Thse were generated with MatPlotLib and this code. I’ve smoothed out the curves with gaussian_filter1d from SciPy, and when combined with the averaging of many points, the graphs don’t show much variation.
One exception to that is the station at Gallowtree Gate, which does show availability climbing up in the morning, peaking at 9am, then moving up and down during the day.

Not all changes in availability between stations are down to normal journeys. Some bicycles were moved between stations by this cheerful man with his mega-bike transport trailer.

bike transport

Overall this data wasn’t all that useful, and any conclusions I could have made no longer matter now anyway. Still, it was a fun coding exercise.

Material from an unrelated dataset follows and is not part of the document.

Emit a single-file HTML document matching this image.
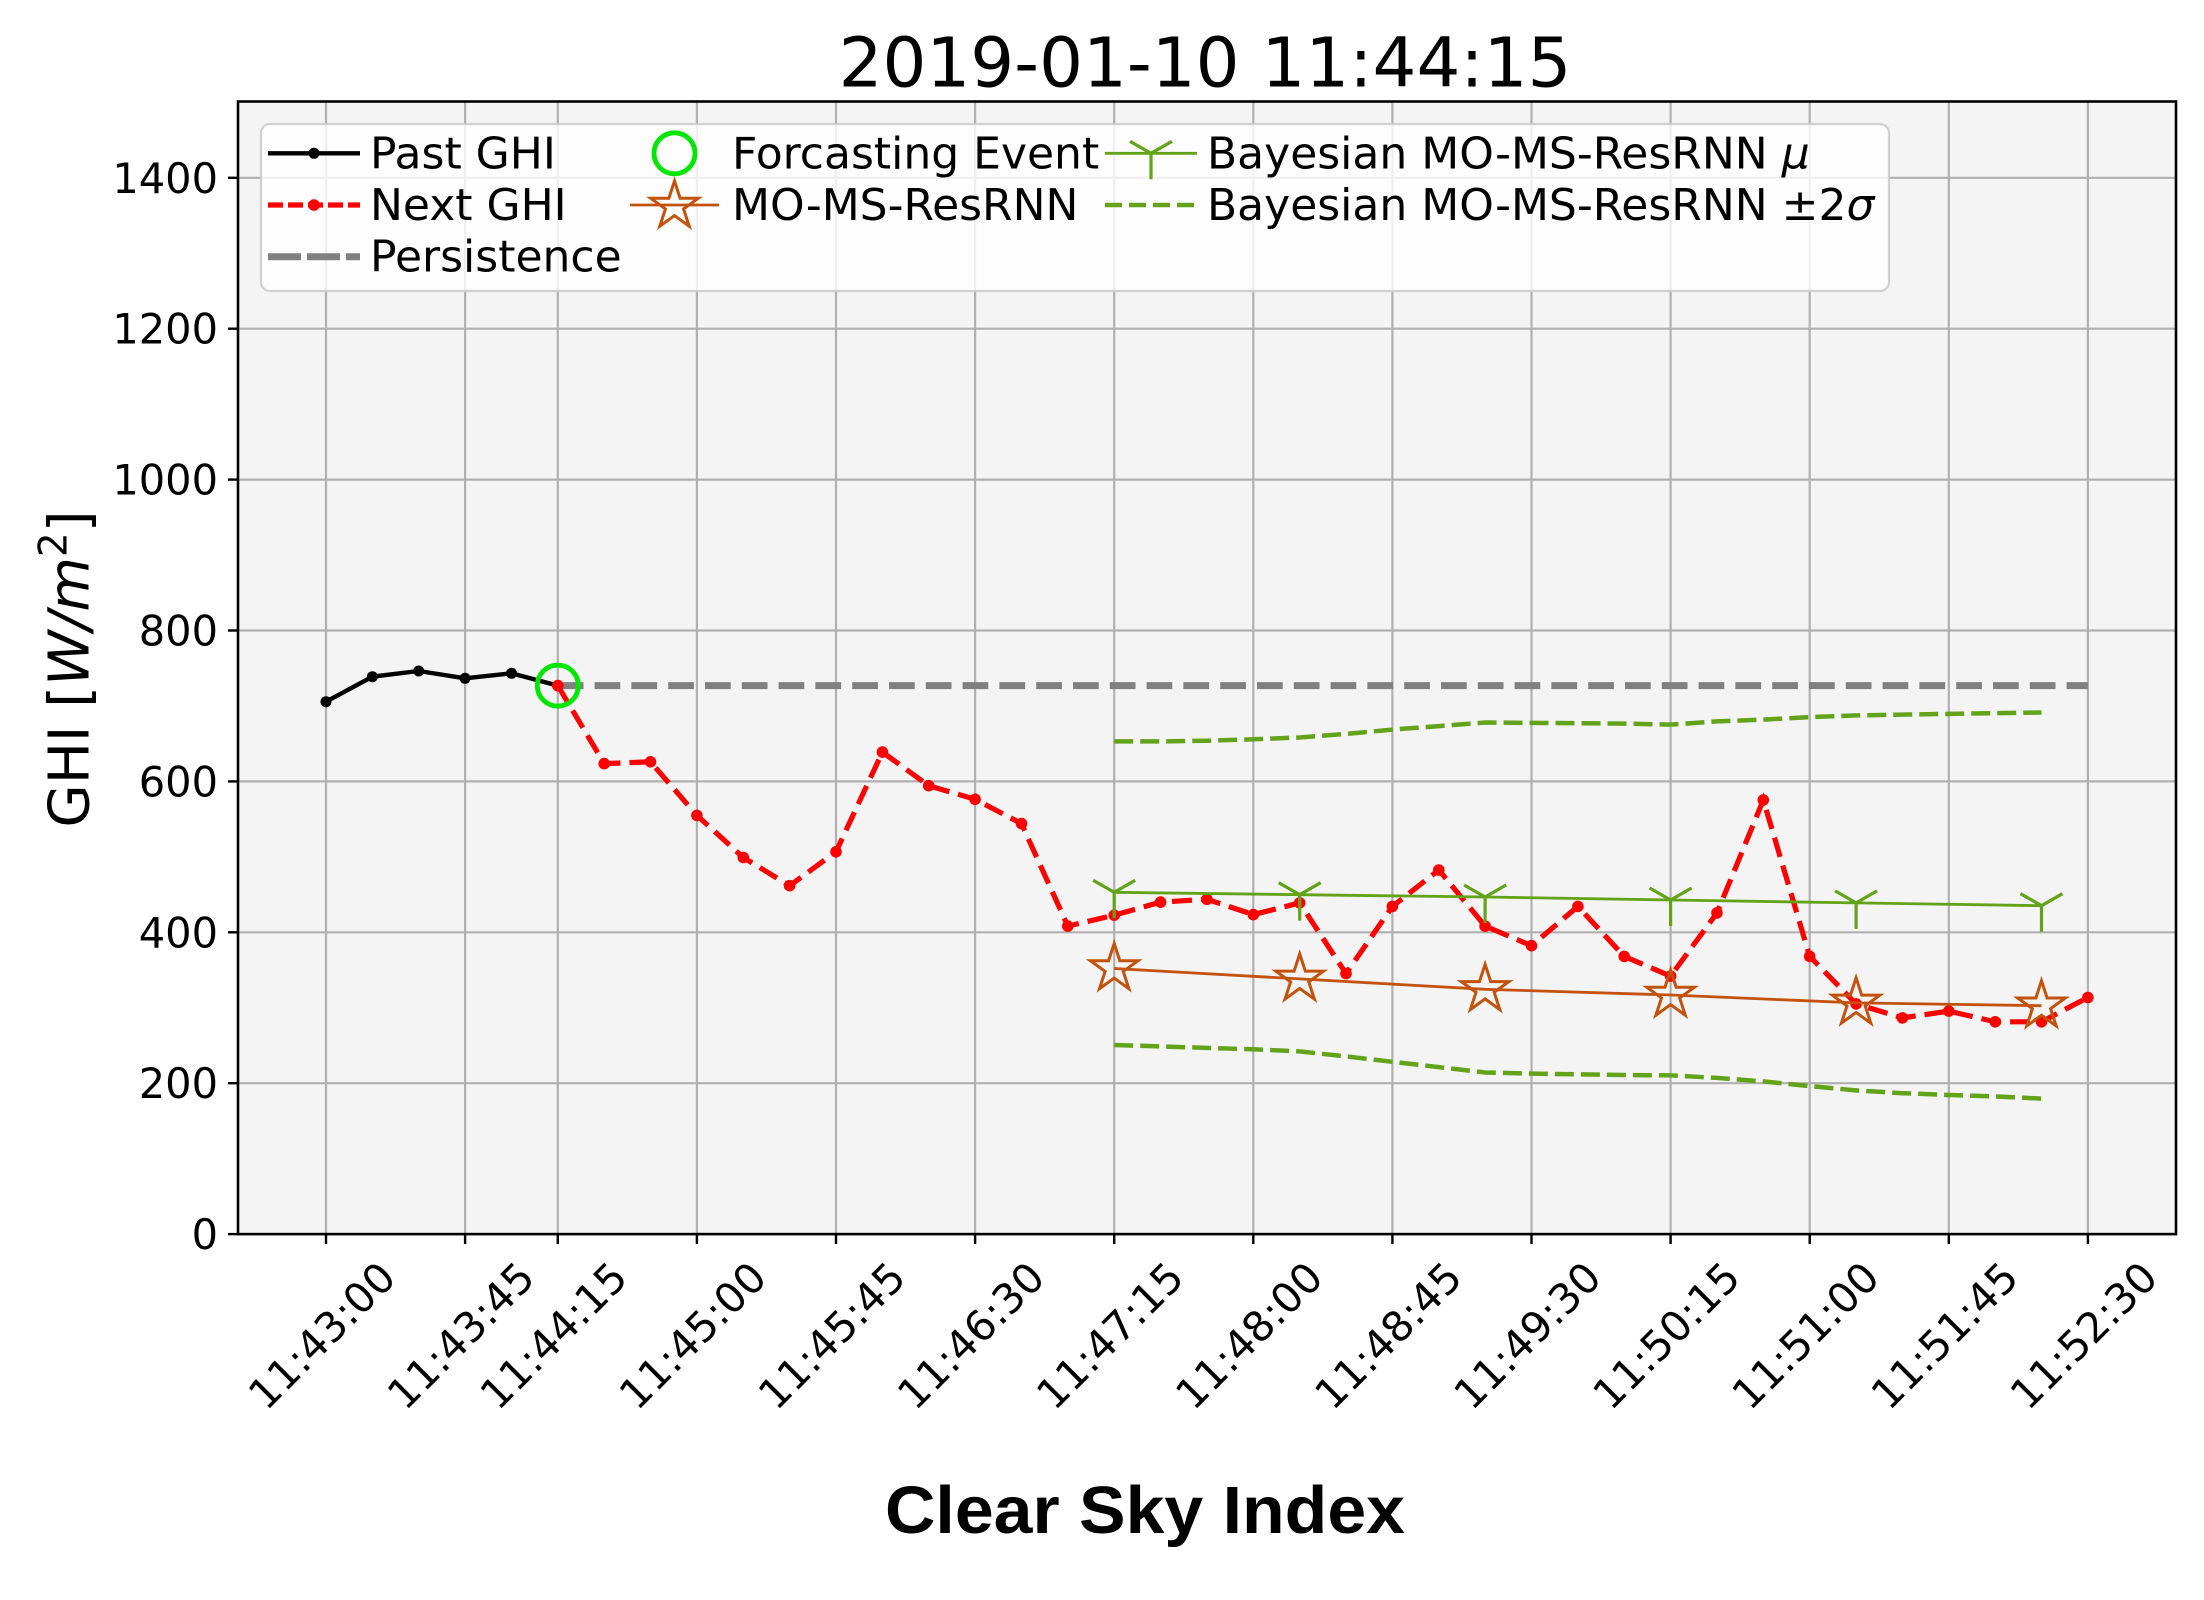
<!DOCTYPE html>
<html><head><meta charset="utf-8"><style>
html,body{margin:0;padding:0;background:#fff;}
svg{display:block;}
text{font-family:"DejaVu Sans","Liberation Sans",sans-serif;fill:#000;}
</style></head><body>
<svg width="2204" height="1600" viewBox="0 0 2204 1600" xmlns="http://www.w3.org/2000/svg">
<defs>
<path id="star" d="M0,-25 L5.61,-7.73 L23.78,-7.73 L9.08,2.95 L14.69,20.23 L0,9.55 L-14.69,20.23 L-9.08,2.95 L-23.78,-7.73 L-5.61,-7.73 Z" fill="none" stroke="#c2520c" stroke-width="3" stroke-linejoin="miter"/>
<g id="tri" stroke="#62a31a" stroke-width="3.2" fill="none"><line x1="0" y1="0" x2="0" y2="26"/><line x1="0" y1="0" x2="21" y2="-12"/><line x1="0" y1="0" x2="-21" y2="-12"/></g>
</defs>
<rect x="0" y="0" width="2204" height="1600" fill="#fff"/>
<!-- axes background -->
<rect x="238" y="101.5" width="1938" height="1132.6" fill="#f4f4f4"/>
<!-- grid -->
<g stroke="#b0b0b0" stroke-width="2.2">
<line x1="326.0" y1="101.5" x2="326.0" y2="1234.1"/>
<line x1="465.1" y1="101.5" x2="465.1" y2="1234.1"/>
<line x1="557.8" y1="101.5" x2="557.8" y2="1234.1"/>
<line x1="696.9" y1="101.5" x2="696.9" y2="1234.1"/>
<line x1="836.0" y1="101.5" x2="836.0" y2="1234.1"/>
<line x1="975.1" y1="101.5" x2="975.1" y2="1234.1"/>
<line x1="1114.2" y1="101.5" x2="1114.2" y2="1234.1"/>
<line x1="1253.3" y1="101.5" x2="1253.3" y2="1234.1"/>
<line x1="1392.4" y1="101.5" x2="1392.4" y2="1234.1"/>
<line x1="1531.5" y1="101.5" x2="1531.5" y2="1234.1"/>
<line x1="1670.6" y1="101.5" x2="1670.6" y2="1234.1"/>
<line x1="1809.7" y1="101.5" x2="1809.7" y2="1234.1"/>
<line x1="1948.8" y1="101.5" x2="1948.8" y2="1234.1"/>
<line x1="2087.9" y1="101.5" x2="2087.9" y2="1234.1"/>
<line x1="238" y1="1083.2" x2="2176" y2="1083.2"/>
<line x1="238" y1="932.3" x2="2176" y2="932.3"/>
<line x1="238" y1="781.4" x2="2176" y2="781.4"/>
<line x1="238" y1="630.5" x2="2176" y2="630.5"/>
<line x1="238" y1="479.6" x2="2176" y2="479.6"/>
<line x1="238" y1="328.7" x2="2176" y2="328.7"/>
<line x1="238" y1="177.8" x2="2176" y2="177.8"/>
</g>
<!-- bands -->
<polyline fill="none" stroke="#62a31a" stroke-width="4.5" stroke-dasharray="19 7" points="1114.2,741.4 1160.6,741.4 1206.9,740.7 1253.3,739.3 1299.7,737.5 1346.0,733.9 1392.4,729.6 1438.8,726.1 1485.1,722.5 1531.5,722.9 1577.9,723.2 1624.2,723.6 1670.6,724.6 1717.0,721.4 1763.3,719.6 1809.7,717.1 1856.1,715.4 1902.4,714.6 1948.8,713.9 1995.2,713.2 2041.5,712.5"/>
<polyline fill="none" stroke="#62a31a" stroke-width="4.5" stroke-dasharray="19 7" points="1114.2,1045.0 1160.6,1046.4 1206.9,1047.9 1253.3,1049.3 1299.7,1051.4 1346.0,1056.4 1392.4,1061.8 1438.8,1067.1 1485.1,1072.5 1531.5,1073.6 1577.9,1074.3 1624.2,1075.0 1670.6,1075.4 1717.0,1077.9 1763.3,1081.4 1809.7,1086.1 1856.1,1090.4 1902.4,1093.2 1948.8,1095.0 1995.2,1096.4 2041.5,1098.6"/>
<!-- persistence -->
<line x1="557.8" y1="685.6" x2="2087.9" y2="685.6" stroke="#808080" stroke-width="7" stroke-dasharray="25.7 11.1"/>
<!-- past GHI -->
<polyline fill="none" stroke="#000" stroke-width="4.4" stroke-linejoin="round" points="326.0,701.7 372.4,676.7 418.7,671.0 465.1,678.3 511.5,673.3 557.8,685.6"/>
<g fill="#000">
<circle cx="326.0" cy="701.7" r="5.5"/><circle cx="372.4" cy="676.7" r="5.5"/><circle cx="418.7" cy="671.0" r="5.5"/><circle cx="465.1" cy="678.3" r="5.5"/><circle cx="511.5" cy="673.3" r="5.5"/><circle cx="557.8" cy="685.6" r="5.5"/>
</g>
<!-- next GHI -->
<polyline fill="none" stroke="#ff0000" stroke-width="5.2" stroke-dasharray="20 9" points="557.8,685.6 604.2,763.6 650.5,761.8 696.9,815.4 743.3,857.5 789.6,885.7 836.0,851.8 882.4,752.1 928.7,785.7 975.1,799.3 1021.5,823.6 1067.8,926.1 1114.2,915.2 1160.6,902.1 1206.9,899.3 1253.3,914.6 1299.7,902.9 1346.0,973.6 1392.4,906.4 1438.8,870.0 1485.1,926.1 1531.5,945.7 1577.9,906.4 1624.2,956.4 1670.6,976.1 1717.0,912.9 1763.3,800.0 1809.7,956.4 1856.1,1003.9 1902.4,1017.9 1948.8,1011.1 1995.2,1021.8 2041.5,1021.8 2087.9,997.5"/>
<g fill="#ff0000">
<circle cx="557.8" cy="685.6" r="5.8"/><circle cx="604.2" cy="763.6" r="5.8"/><circle cx="650.5" cy="761.8" r="5.8"/><circle cx="696.9" cy="815.4" r="5.8"/><circle cx="743.3" cy="857.5" r="5.8"/><circle cx="789.6" cy="885.7" r="5.8"/><circle cx="836.0" cy="851.8" r="5.8"/><circle cx="882.4" cy="752.1" r="5.8"/><circle cx="928.7" cy="785.7" r="5.8"/><circle cx="975.1" cy="799.3" r="5.8"/><circle cx="1021.5" cy="823.6" r="5.8"/><circle cx="1067.8" cy="926.1" r="5.8"/><circle cx="1114.2" cy="915.2" r="5.8"/><circle cx="1160.6" cy="902.1" r="5.8"/><circle cx="1206.9" cy="899.3" r="5.8"/><circle cx="1253.3" cy="914.6" r="5.8"/><circle cx="1299.7" cy="902.9" r="5.8"/><circle cx="1346.0" cy="973.6" r="5.8"/><circle cx="1392.4" cy="906.4" r="5.8"/><circle cx="1438.8" cy="870.0" r="5.8"/><circle cx="1485.1" cy="926.1" r="5.8"/><circle cx="1531.5" cy="945.7" r="5.8"/><circle cx="1577.9" cy="906.4" r="5.8"/><circle cx="1624.2" cy="956.4" r="5.8"/><circle cx="1670.6" cy="976.1" r="5.8"/><circle cx="1717.0" cy="912.9" r="5.8"/><circle cx="1763.3" cy="800.0" r="5.8"/><circle cx="1809.7" cy="956.4" r="5.8"/><circle cx="1856.1" cy="1003.9" r="5.8"/><circle cx="1902.4" cy="1017.9" r="5.8"/><circle cx="1948.8" cy="1011.1" r="5.8"/><circle cx="1995.2" cy="1021.8" r="5.8"/><circle cx="2041.5" cy="1021.8" r="5.8"/><circle cx="2087.9" cy="997.5" r="5.8"/>
</g>
<!-- forecasting event -->
<circle cx="557.8" cy="685.6" r="20.5" fill="none" stroke="#00e600" stroke-width="4.8"/>
<!-- MO-MS-ResRNN -->
<polyline fill="none" stroke="#c2520c" stroke-width="2.8" points="1114.2,968.5 1299.7,978.9 1485.1,989.3 1670.6,995.0 1856.1,1002.9 2041.5,1005.7"/>
<use href="#star" x="1114.2" y="968.5"/><use href="#star" x="1299.7" y="978.9"/><use href="#star" x="1485.1" y="989.3"/><use href="#star" x="1670.6" y="995.0"/><use href="#star" x="1856.1" y="1002.9"/><use href="#star" x="2041.5" y="1005.7"/>
<!-- Bayesian mu -->
<polyline fill="none" stroke="#62a31a" stroke-width="2.8" points="1114.2,892.3 1299.7,894.7 1485.1,897.0 1670.6,900.0 1856.1,902.9 2041.5,905.7"/>
<use href="#tri" x="1114.2" y="892.3"/><use href="#tri" x="1299.7" y="894.7"/><use href="#tri" x="1485.1" y="897.0"/><use href="#tri" x="1670.6" y="900.0"/><use href="#tri" x="1856.1" y="902.9"/><use href="#tri" x="2041.5" y="905.7"/>
<!-- spines -->
<rect x="238" y="101.5" width="1938" height="1132.6" fill="none" stroke="#000" stroke-width="2.6"/>
<!-- ticks -->
<g stroke="#000" stroke-width="2.4">
<line x1="228" y1="1234.1" x2="238" y2="1234.1"/><line x1="228" y1="1083.2" x2="238" y2="1083.2"/><line x1="228" y1="932.3" x2="238" y2="932.3"/><line x1="228" y1="781.4" x2="238" y2="781.4"/><line x1="228" y1="630.5" x2="238" y2="630.5"/><line x1="228" y1="479.6" x2="238" y2="479.6"/><line x1="228" y1="328.7" x2="238" y2="328.7"/><line x1="228" y1="177.8" x2="238" y2="177.8"/>
<line x1="326.0" y1="1234" x2="326.0" y2="1244"/><line x1="465.1" y1="1234" x2="465.1" y2="1244"/><line x1="557.8" y1="1234" x2="557.8" y2="1244"/><line x1="696.9" y1="1234" x2="696.9" y2="1244"/><line x1="836.0" y1="1234" x2="836.0" y2="1244"/><line x1="975.1" y1="1234" x2="975.1" y2="1244"/><line x1="1114.2" y1="1234" x2="1114.2" y2="1244"/><line x1="1253.3" y1="1234" x2="1253.3" y2="1244"/><line x1="1392.4" y1="1234" x2="1392.4" y2="1244"/><line x1="1531.5" y1="1234" x2="1531.5" y2="1244"/><line x1="1670.6" y1="1234" x2="1670.6" y2="1244"/><line x1="1809.7" y1="1234" x2="1809.7" y2="1244"/><line x1="1948.8" y1="1234" x2="1948.8" y2="1244"/><line x1="2087.9" y1="1234" x2="2087.9" y2="1244"/>
</g>
<!-- y tick labels -->
<g font-size="41.5" text-anchor="end">
<text x="218" y="1249.1">0</text><text x="218" y="1098.2">200</text><text x="218" y="947.3">400</text><text x="218" y="796.4">600</text><text x="218" y="645.5">800</text><text x="218" y="494.6">1000</text><text x="218" y="343.7">1200</text><text x="218" y="192.8">1400</text>
</g>
<!-- x tick labels -->
<g font-size="41.5" text-anchor="end">
<text transform="translate(398,1280) rotate(-45)">11:43:00</text>
<text transform="translate(537.1,1280) rotate(-45)">11:43:45</text>
<text transform="translate(629.8,1280) rotate(-45)">11:44:15</text>
<text transform="translate(768.9,1280) rotate(-45)">11:45:00</text>
<text transform="translate(908,1280) rotate(-45)">11:45:45</text>
<text transform="translate(1047.1,1280) rotate(-45)">11:46:30</text>
<text transform="translate(1186.2,1280) rotate(-45)">11:47:15</text>
<text transform="translate(1325.3,1280) rotate(-45)">11:48:00</text>
<text transform="translate(1464.4,1280) rotate(-45)">11:48:45</text>
<text transform="translate(1603.5,1280) rotate(-45)">11:49:30</text>
<text transform="translate(1742.6,1280) rotate(-45)">11:50:15</text>
<text transform="translate(1881.7,1280) rotate(-45)">11:51:00</text>
<text transform="translate(2020.8,1280) rotate(-45)">11:51:45</text>
<text transform="translate(2159.9,1280) rotate(-45)">11:52:30</text>
</g>
<!-- title -->
<text x="1205" y="86.7" font-size="69" text-anchor="middle">2019-01-10 11:44:15</text>
<!-- x label -->
<text x="1145" y="1533" font-size="67" font-weight="bold" text-anchor="middle" textLength="520" lengthAdjust="spacingAndGlyphs" style="font-family:'Liberation Sans','DejaVu Sans',sans-serif">Clear Sky Index</text>
<!-- y label -->
<text transform="translate(88.3,669) rotate(-90)" font-size="56" text-anchor="middle">GHI [<tspan font-style="italic">W/m</tspan><tspan font-size="39" dy="-22">2</tspan><tspan dy="22">]</tspan></text>
<!-- legend -->
<rect x="261" y="124" width="1628" height="167" rx="9" ry="9" fill="#ffffff" fill-opacity="0.8" stroke="#cccccc" stroke-opacity="0.9" stroke-width="2.2"/>
<line x1="268" y1="153.3" x2="360" y2="153.3" stroke="#000" stroke-width="4.4"/>
<circle cx="314" cy="153.3" r="5.5" fill="#000"/>
<line x1="268" y1="205" x2="360" y2="205" stroke="#ff0000" stroke-width="5.2" stroke-dasharray="15 5"/>
<circle cx="314" cy="205" r="5.8" fill="#ff0000"/>
<line x1="268" y1="256.7" x2="360" y2="256.7" stroke="#808080" stroke-width="7" stroke-dasharray="33 6"/>
<circle cx="674.5" cy="153.3" r="20.5" fill="none" stroke="#00e600" stroke-width="4.8"/>
<line x1="630" y1="205" x2="719" y2="205" stroke="#c2520c" stroke-width="2.8"/>
<use href="#star" x="674.5" y="206"/>
<line x1="1105" y1="153.3" x2="1197" y2="153.3" stroke="#62a31a" stroke-width="2.8"/>
<use href="#tri" x="1151" y="153.3"/>
<line x1="1105" y1="205" x2="1197" y2="205" stroke="#62a31a" stroke-width="4.5" stroke-dasharray="17 7"/>
<g font-size="44">
<text x="370" y="168.3">Past GHI</text>
<text x="370" y="220">Next GHI</text>
<text x="370" y="271.7">Persistence</text>
<text x="732" y="168.3">Forcasting Event</text>
<text x="732" y="220">MO-MS-ResRNN</text>
<text x="1207" y="168.3">Bayesian MO-MS-ResRNN <tspan font-style="italic">μ</tspan></text>
<text x="1207" y="220">Bayesian MO-MS-ResRNN ±2<tspan font-style="italic">σ</tspan></text>
</g>
</svg>
</body></html>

What happened to the bike scheme

On Thursday 16th February all bicycles were unavailable due to a ‘communications timeout’. By coincidence, the communications problem occurred the same day that liquidators were appointed for the Ride On company.

error_message

On Tuesday last week there were rumours that Ride On had gone under. On Thursday the BBC reported that the company had folded and was selling off the bicycle fleet. Yesterday it was confirmed by the Leicester Mercury.

Anecdotally, in the months leading up to this I had felt a reduction of bicycles in circulation. In July last year there were 675 bicycles in circulation, and now Ride On are selling 300 at auction. That leaves at most 375 bicycles unaccounted for?

At the moment the API still shows 39 bicycles docked in stations around the city, and since I have all the data since December, I could track how the numbers dwindled. I have also sent a last-minute FOI request for the final ridership figures, so might write a follow-up to this post when/if that sheds any light on what happened.

  1. A hash is generated for each object, and then duplicates removed, so we know for certain that each object is unique. 

  2. To explain the final 9fps frame rate, I used minterpolate in FFmpeg to blend frames together for more smooth motion.